Set exercise | Reproduce exactly only the lines from the line that holds "Emit a Python" to the line that holds "return (v - cbar_min)", inclusive, in the listing below, and please leave out every picture.

Record excerpts |
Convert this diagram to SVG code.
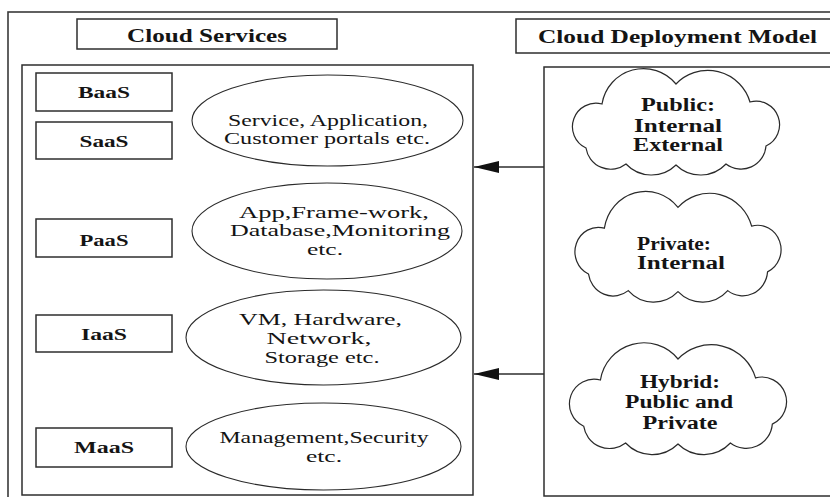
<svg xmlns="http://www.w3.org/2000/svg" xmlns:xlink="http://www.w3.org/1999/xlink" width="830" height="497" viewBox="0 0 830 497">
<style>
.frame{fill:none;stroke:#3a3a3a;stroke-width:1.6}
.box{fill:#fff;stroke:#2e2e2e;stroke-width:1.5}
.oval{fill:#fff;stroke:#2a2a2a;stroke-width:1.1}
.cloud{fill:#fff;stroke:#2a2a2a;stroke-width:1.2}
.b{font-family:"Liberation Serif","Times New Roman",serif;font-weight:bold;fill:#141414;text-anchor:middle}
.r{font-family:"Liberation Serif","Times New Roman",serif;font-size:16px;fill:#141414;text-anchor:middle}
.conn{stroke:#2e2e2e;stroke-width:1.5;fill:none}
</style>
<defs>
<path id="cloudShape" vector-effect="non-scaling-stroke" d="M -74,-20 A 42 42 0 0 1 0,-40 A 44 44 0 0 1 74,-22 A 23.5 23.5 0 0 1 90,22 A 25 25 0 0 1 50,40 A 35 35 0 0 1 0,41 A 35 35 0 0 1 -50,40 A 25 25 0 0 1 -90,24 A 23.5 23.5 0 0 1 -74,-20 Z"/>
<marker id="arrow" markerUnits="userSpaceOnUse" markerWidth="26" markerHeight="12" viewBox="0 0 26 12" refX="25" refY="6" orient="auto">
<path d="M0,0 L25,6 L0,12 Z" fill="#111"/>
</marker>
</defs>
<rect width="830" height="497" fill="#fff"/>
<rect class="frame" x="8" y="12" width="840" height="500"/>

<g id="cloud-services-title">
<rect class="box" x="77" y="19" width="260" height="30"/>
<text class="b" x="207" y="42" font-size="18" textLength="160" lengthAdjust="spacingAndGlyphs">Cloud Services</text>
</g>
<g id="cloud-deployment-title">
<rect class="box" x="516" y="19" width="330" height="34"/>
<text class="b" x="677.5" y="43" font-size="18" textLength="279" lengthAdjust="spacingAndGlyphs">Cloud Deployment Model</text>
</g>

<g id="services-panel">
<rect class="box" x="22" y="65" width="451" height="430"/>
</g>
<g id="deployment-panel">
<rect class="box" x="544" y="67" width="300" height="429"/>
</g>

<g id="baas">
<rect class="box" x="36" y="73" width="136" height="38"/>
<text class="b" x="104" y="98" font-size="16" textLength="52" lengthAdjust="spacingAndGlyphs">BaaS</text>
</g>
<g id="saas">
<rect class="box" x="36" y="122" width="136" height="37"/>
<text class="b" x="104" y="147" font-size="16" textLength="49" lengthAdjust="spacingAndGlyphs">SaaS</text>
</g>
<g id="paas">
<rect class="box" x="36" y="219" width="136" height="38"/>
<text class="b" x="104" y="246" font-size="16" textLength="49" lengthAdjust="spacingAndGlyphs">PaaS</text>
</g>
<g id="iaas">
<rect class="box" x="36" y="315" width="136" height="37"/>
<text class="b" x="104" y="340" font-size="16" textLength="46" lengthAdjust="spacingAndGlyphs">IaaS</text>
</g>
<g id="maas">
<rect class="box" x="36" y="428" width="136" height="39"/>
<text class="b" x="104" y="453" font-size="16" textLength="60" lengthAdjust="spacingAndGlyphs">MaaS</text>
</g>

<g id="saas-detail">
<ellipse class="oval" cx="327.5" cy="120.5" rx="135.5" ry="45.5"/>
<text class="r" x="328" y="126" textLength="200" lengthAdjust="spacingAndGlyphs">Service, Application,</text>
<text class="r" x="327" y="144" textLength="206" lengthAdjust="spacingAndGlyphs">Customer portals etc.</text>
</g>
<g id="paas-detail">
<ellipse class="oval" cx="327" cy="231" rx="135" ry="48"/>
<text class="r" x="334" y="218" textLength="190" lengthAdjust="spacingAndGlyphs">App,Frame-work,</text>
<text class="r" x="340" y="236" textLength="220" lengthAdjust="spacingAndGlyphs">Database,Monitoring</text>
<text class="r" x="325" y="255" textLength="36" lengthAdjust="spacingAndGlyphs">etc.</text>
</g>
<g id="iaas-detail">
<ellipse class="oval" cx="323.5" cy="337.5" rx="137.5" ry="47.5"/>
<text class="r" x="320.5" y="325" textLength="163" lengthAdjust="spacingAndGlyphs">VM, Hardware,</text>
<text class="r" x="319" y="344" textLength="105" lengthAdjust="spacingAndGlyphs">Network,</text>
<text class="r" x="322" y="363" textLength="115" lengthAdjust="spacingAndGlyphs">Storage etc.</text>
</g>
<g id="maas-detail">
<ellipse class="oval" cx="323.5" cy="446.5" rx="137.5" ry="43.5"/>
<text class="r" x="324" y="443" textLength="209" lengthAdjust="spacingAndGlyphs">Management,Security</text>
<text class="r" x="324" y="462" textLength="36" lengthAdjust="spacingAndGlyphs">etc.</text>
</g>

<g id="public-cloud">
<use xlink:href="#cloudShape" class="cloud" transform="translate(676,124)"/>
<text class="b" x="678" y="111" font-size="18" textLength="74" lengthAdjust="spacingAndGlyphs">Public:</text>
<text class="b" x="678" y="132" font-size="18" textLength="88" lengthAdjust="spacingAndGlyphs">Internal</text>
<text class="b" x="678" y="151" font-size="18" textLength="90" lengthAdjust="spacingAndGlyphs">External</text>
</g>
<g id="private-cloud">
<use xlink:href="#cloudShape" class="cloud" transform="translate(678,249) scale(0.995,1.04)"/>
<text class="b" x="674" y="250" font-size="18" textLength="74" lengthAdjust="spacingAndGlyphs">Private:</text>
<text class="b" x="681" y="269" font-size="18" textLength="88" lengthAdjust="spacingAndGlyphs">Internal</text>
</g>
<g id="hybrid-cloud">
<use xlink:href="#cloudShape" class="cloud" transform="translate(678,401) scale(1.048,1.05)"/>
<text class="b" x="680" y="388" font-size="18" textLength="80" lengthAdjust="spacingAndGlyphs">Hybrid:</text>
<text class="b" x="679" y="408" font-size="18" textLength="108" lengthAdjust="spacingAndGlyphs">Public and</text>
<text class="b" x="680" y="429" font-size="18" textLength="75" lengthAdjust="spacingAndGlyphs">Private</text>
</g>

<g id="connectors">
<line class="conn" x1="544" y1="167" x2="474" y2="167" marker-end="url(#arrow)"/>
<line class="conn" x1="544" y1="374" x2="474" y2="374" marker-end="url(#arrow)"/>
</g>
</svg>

...

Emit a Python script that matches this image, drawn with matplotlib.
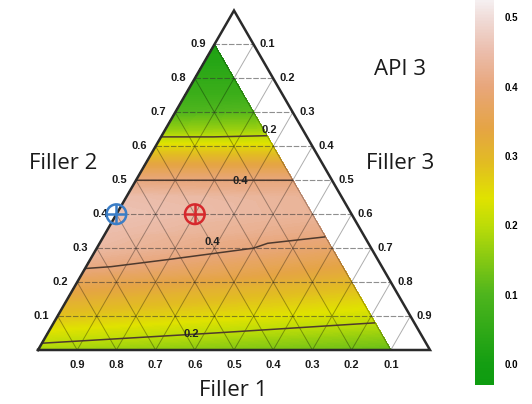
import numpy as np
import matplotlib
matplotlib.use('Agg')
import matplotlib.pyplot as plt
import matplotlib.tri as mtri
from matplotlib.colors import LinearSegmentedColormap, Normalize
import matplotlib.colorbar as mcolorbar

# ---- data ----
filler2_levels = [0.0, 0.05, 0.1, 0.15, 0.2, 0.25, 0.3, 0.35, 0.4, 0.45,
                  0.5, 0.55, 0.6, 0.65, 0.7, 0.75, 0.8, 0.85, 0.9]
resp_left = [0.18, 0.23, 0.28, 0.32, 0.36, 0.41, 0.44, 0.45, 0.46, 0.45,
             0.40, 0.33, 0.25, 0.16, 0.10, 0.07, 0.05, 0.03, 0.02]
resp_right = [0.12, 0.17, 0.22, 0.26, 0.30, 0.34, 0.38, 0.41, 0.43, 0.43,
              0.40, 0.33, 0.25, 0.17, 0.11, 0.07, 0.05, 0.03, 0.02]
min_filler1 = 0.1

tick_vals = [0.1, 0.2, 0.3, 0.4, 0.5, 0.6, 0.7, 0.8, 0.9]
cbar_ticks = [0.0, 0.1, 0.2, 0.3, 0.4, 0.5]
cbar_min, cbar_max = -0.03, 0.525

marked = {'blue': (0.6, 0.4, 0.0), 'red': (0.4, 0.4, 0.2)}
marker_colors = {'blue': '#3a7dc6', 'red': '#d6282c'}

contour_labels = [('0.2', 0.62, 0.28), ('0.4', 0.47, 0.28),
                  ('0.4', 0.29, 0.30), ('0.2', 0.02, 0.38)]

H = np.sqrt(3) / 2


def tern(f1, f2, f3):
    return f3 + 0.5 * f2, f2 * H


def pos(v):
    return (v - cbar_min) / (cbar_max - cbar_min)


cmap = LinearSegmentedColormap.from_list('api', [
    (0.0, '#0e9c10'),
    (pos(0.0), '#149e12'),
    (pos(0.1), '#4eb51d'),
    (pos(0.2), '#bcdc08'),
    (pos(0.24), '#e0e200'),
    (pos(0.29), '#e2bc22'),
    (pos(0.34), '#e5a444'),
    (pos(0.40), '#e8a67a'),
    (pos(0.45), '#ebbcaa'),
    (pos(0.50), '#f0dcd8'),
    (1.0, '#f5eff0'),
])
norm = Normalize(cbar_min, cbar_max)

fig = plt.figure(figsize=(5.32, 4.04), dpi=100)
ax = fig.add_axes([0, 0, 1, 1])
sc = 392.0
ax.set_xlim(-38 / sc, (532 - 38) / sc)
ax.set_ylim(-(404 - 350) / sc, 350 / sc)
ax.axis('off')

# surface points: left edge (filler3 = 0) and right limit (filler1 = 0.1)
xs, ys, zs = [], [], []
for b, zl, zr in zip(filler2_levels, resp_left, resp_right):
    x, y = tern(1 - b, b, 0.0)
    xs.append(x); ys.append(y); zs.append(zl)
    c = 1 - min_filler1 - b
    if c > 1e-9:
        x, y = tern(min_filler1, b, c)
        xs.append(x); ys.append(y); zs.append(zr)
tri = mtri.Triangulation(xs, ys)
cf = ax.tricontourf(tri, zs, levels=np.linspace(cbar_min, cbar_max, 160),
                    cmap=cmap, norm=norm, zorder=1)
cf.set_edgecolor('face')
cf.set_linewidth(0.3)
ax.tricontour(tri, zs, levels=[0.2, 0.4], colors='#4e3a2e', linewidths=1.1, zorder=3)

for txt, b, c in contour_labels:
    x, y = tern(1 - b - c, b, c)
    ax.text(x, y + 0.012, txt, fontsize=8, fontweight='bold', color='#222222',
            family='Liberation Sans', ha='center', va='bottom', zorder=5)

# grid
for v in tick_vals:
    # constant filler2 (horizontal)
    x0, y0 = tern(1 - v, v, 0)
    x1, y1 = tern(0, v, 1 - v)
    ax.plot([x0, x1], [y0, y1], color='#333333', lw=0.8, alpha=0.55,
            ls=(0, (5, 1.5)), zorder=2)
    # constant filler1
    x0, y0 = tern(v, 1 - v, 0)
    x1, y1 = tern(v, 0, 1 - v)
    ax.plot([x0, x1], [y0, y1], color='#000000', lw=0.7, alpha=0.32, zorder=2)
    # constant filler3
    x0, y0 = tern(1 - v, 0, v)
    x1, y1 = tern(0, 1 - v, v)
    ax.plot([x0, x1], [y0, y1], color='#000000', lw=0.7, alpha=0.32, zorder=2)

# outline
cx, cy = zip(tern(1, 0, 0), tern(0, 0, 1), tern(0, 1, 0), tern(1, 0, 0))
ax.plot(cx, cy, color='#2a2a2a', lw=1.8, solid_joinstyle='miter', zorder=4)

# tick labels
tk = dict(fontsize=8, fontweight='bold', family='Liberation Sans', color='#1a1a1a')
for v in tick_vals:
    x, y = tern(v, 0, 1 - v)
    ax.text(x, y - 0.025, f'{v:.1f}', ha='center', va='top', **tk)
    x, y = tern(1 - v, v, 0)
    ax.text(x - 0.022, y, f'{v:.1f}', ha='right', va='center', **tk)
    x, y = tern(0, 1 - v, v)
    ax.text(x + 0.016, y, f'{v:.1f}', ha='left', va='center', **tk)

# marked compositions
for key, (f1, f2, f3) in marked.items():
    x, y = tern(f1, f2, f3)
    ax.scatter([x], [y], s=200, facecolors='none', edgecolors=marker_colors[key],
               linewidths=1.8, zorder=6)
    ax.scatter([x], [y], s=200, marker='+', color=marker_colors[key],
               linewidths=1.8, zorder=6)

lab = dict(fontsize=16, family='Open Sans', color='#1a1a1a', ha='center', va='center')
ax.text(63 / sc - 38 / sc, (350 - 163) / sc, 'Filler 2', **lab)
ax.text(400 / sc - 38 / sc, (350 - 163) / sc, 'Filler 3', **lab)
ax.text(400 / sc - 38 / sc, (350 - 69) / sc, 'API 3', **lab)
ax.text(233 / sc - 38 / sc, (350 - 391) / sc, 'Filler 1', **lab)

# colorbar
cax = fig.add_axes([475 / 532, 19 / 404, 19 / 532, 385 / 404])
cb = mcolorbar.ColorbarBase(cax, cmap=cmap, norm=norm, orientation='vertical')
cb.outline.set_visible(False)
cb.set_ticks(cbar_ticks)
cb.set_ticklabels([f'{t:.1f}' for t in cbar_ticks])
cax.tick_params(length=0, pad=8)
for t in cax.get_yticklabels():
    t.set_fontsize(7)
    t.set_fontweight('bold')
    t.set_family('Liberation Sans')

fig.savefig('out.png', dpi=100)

Exercise answer |
Emit a Python script that matches this image, drawn with matplotlib.
import numpy as np
import matplotlib
matplotlib.use('Agg')
import matplotlib.pyplot as plt
import matplotlib.tri as mtri
from matplotlib.colors import LinearSegmentedColormap, Normalize
import matplotlib.colorbar as mcolorbar

# ---- data ----
filler2_levels = [0.0, 0.05, 0.1, 0.15, 0.2, 0.25, 0.3, 0.35, 0.4, 0.45,
                  0.5, 0.55, 0.6, 0.65, 0.7, 0.75, 0.8, 0.85, 0.9]
resp_left = [0.18, 0.23, 0.28, 0.32, 0.36, 0.41, 0.44, 0.45, 0.46, 0.45,
             0.40, 0.33, 0.25, 0.16, 0.10, 0.07, 0.05, 0.03, 0.02]
resp_right = [0.12, 0.17, 0.22, 0.26, 0.30, 0.34, 0.38, 0.41, 0.43, 0.43,
              0.40, 0.33, 0.25, 0.17, 0.11, 0.07, 0.05, 0.03, 0.02]
min_filler1 = 0.1

tick_vals = [0.1, 0.2, 0.3, 0.4, 0.5, 0.6, 0.7, 0.8, 0.9]
cbar_ticks = [0.0, 0.1, 0.2, 0.3, 0.4, 0.5]
cbar_min, cbar_max = -0.03, 0.525

marked = {'blue': (0.6, 0.4, 0.0), 'red': (0.4, 0.4, 0.2)}
marker_colors = {'blue': '#3a7dc6', 'red': '#d6282c'}

contour_labels = [('0.2', 0.62, 0.28), ('0.4', 0.47, 0.28),
                  ('0.4', 0.29, 0.30), ('0.2', 0.02, 0.38)]

H = np.sqrt(3) / 2


def tern(f1, f2, f3):
    return f3 + 0.5 * f2, f2 * H


def pos(v):
    return (v - cbar_min) / (cbar_max - cbar_min)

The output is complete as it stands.